Given data:
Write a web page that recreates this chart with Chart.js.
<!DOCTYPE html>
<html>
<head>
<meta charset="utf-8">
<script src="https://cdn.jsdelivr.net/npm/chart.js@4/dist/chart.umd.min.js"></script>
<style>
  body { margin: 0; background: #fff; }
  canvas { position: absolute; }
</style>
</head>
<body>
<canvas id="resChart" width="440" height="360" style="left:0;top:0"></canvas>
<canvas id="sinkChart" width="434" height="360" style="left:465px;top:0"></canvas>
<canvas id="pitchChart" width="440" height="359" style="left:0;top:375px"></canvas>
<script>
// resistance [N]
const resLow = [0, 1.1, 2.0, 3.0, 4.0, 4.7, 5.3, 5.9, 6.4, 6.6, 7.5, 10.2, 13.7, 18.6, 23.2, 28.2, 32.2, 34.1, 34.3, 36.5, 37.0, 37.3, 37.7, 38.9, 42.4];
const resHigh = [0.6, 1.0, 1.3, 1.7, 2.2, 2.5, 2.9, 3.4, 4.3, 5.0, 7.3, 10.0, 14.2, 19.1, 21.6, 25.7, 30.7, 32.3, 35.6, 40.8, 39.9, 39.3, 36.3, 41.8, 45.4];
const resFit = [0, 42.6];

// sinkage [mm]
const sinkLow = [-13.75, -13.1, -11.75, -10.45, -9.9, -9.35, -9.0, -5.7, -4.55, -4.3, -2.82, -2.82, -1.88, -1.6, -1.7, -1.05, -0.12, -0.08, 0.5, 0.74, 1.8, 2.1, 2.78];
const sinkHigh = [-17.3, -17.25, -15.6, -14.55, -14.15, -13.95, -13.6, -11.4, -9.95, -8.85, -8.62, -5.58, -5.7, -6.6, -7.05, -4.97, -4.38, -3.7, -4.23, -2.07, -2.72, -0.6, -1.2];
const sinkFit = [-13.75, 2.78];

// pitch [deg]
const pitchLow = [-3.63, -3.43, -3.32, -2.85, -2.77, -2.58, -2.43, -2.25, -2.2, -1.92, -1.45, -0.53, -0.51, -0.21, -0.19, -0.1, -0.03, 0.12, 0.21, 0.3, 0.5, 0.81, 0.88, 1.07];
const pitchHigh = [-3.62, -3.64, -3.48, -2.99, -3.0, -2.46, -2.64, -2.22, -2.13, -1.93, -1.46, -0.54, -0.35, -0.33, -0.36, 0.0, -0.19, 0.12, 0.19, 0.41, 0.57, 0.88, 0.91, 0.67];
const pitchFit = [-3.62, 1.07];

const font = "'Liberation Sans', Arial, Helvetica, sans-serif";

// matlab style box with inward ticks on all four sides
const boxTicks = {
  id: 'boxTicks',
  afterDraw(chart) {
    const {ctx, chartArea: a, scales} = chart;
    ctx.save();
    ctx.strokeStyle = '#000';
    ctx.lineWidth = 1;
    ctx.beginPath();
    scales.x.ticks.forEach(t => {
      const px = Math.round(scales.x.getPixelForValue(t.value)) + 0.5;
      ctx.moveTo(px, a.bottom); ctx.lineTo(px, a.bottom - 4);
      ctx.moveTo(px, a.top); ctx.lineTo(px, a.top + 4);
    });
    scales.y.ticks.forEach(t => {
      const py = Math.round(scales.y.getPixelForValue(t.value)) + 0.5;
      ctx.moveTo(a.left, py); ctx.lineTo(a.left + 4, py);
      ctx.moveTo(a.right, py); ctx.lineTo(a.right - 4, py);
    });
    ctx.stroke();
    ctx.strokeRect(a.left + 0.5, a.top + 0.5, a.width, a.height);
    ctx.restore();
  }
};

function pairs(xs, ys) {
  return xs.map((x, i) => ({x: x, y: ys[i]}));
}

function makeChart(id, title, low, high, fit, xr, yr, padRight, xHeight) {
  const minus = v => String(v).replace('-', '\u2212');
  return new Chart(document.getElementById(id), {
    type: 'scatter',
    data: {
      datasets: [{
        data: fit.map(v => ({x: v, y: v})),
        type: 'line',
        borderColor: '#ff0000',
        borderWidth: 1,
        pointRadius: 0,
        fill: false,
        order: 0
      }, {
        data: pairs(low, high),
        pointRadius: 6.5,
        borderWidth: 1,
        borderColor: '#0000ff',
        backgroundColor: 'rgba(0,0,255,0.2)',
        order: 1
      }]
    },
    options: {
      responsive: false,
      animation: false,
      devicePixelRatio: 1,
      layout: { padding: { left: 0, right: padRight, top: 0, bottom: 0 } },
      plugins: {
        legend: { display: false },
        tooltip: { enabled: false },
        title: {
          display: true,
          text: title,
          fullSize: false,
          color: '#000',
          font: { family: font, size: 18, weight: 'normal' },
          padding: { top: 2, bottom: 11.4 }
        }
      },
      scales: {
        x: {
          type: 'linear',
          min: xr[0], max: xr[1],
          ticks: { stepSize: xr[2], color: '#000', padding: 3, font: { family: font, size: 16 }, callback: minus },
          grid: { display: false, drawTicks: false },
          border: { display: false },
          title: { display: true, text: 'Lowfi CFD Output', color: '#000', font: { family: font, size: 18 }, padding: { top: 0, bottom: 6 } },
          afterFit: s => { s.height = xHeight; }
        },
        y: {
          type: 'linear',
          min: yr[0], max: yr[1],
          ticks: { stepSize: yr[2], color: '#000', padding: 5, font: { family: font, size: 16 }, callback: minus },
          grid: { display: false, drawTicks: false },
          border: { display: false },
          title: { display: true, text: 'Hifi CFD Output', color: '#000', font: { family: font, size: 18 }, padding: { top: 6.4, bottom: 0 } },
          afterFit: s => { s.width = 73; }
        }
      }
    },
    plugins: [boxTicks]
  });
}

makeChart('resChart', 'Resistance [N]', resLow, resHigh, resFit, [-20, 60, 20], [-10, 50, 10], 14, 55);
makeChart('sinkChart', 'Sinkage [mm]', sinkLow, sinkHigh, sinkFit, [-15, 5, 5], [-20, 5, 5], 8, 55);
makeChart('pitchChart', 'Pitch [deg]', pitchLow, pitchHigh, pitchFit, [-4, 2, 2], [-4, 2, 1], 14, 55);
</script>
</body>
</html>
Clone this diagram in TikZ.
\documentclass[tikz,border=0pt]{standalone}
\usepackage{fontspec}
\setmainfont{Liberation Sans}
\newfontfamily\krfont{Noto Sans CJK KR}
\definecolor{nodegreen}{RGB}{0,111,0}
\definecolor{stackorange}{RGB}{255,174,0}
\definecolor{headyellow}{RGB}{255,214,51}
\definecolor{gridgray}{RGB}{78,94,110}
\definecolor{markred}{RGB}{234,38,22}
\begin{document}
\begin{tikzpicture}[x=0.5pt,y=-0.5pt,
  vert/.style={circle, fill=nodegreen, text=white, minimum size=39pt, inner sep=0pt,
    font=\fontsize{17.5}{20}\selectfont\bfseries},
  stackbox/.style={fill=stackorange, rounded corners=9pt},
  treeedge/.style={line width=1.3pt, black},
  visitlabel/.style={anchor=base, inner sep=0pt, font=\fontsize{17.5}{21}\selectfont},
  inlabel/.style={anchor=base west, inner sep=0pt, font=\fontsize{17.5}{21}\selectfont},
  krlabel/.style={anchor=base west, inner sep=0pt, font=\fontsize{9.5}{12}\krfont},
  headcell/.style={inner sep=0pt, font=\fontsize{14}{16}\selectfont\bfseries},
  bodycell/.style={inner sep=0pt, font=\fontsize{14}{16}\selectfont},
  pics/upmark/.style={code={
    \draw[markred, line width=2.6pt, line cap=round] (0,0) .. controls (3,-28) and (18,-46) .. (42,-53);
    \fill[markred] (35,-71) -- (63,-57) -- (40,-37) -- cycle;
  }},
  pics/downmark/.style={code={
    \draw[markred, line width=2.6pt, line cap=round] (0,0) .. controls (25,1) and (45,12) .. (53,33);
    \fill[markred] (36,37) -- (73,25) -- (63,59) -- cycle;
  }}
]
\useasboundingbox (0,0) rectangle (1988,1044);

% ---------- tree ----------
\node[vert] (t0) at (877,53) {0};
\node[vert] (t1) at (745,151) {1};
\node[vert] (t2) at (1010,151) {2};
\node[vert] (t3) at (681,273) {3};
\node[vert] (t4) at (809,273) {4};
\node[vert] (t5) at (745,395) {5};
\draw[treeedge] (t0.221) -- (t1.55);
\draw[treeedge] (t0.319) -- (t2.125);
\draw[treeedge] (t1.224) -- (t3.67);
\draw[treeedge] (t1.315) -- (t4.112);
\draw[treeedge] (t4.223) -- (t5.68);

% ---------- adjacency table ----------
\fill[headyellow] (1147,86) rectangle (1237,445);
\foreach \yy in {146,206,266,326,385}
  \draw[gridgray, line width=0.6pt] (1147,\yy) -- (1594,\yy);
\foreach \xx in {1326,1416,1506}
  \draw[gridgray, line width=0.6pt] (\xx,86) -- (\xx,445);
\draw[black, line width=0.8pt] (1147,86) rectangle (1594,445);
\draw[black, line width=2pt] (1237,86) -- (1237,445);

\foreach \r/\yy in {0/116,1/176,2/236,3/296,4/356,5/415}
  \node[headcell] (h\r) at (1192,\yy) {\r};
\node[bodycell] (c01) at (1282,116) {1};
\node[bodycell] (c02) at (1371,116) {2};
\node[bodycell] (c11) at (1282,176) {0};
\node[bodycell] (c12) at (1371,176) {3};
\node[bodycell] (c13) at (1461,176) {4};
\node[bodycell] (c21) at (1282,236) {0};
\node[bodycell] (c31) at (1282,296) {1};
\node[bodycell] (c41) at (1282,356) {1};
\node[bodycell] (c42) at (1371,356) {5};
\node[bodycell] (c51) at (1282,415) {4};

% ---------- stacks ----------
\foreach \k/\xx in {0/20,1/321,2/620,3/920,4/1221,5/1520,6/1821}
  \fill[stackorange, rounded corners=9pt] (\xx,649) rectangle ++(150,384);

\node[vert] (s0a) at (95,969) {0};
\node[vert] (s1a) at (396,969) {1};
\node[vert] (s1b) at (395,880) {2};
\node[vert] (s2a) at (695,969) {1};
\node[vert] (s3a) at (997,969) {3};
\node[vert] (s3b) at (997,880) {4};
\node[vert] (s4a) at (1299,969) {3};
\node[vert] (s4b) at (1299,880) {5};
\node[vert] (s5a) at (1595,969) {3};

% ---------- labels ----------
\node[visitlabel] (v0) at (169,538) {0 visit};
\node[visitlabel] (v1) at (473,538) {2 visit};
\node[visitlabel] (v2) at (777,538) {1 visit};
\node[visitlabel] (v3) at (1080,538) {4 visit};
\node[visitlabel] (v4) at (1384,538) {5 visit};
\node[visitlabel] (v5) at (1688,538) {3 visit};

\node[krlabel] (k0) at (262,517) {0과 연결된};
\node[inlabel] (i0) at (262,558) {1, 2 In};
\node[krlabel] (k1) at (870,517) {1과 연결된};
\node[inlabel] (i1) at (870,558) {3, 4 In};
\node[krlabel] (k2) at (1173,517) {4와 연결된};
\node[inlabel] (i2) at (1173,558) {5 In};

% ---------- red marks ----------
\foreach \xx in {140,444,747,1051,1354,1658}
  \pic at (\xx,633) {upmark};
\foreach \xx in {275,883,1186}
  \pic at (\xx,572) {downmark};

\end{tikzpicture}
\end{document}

Stated exercise: Please transcribe, exactly and with nothing added, the lines from the first line of the material above through the line that contains "const sinkFit = [-13.75, 2.78];".

The reply:
Write a web page that recreates this chart with Chart.js.
<!DOCTYPE html>
<html>
<head>
<meta charset="utf-8">
<script src="https://cdn.jsdelivr.net/npm/chart.js@4/dist/chart.umd.min.js"></script>
<style>
  body { margin: 0; background: #fff; }
  canvas { position: absolute; }
</style>
</head>
<body>
<canvas id="resChart" width="440" height="360" style="left:0;top:0"></canvas>
<canvas id="sinkChart" width="434" height="360" style="left:465px;top:0"></canvas>
<canvas id="pitchChart" width="440" height="359" style="left:0;top:375px"></canvas>
<script>
// resistance [N]
const resLow = [0, 1.1, 2.0, 3.0, 4.0, 4.7, 5.3, 5.9, 6.4, 6.6, 7.5, 10.2, 13.7, 18.6, 23.2, 28.2, 32.2, 34.1, 34.3, 36.5, 37.0, 37.3, 37.7, 38.9, 42.4];
const resHigh = [0.6, 1.0, 1.3, 1.7, 2.2, 2.5, 2.9, 3.4, 4.3, 5.0, 7.3, 10.0, 14.2, 19.1, 21.6, 25.7, 30.7, 32.3, 35.6, 40.8, 39.9, 39.3, 36.3, 41.8, 45.4];
const resFit = [0, 42.6];

// sinkage [mm]
const sinkLow = [-13.75, -13.1, -11.75, -10.45, -9.9, -9.35, -9.0, -5.7, -4.55, -4.3, -2.82, -2.82, -1.88, -1.6, -1.7, -1.05, -0.12, -0.08, 0.5, 0.74, 1.8, 2.1, 2.78];
const sinkHigh = [-17.3, -17.25, -15.6, -14.55, -14.15, -13.95, -13.6, -11.4, -9.95, -8.85, -8.62, -5.58, -5.7, -6.6, -7.05, -4.97, -4.38, -3.7, -4.23, -2.07, -2.72, -0.6, -1.2];
const sinkFit = [-13.75, 2.78];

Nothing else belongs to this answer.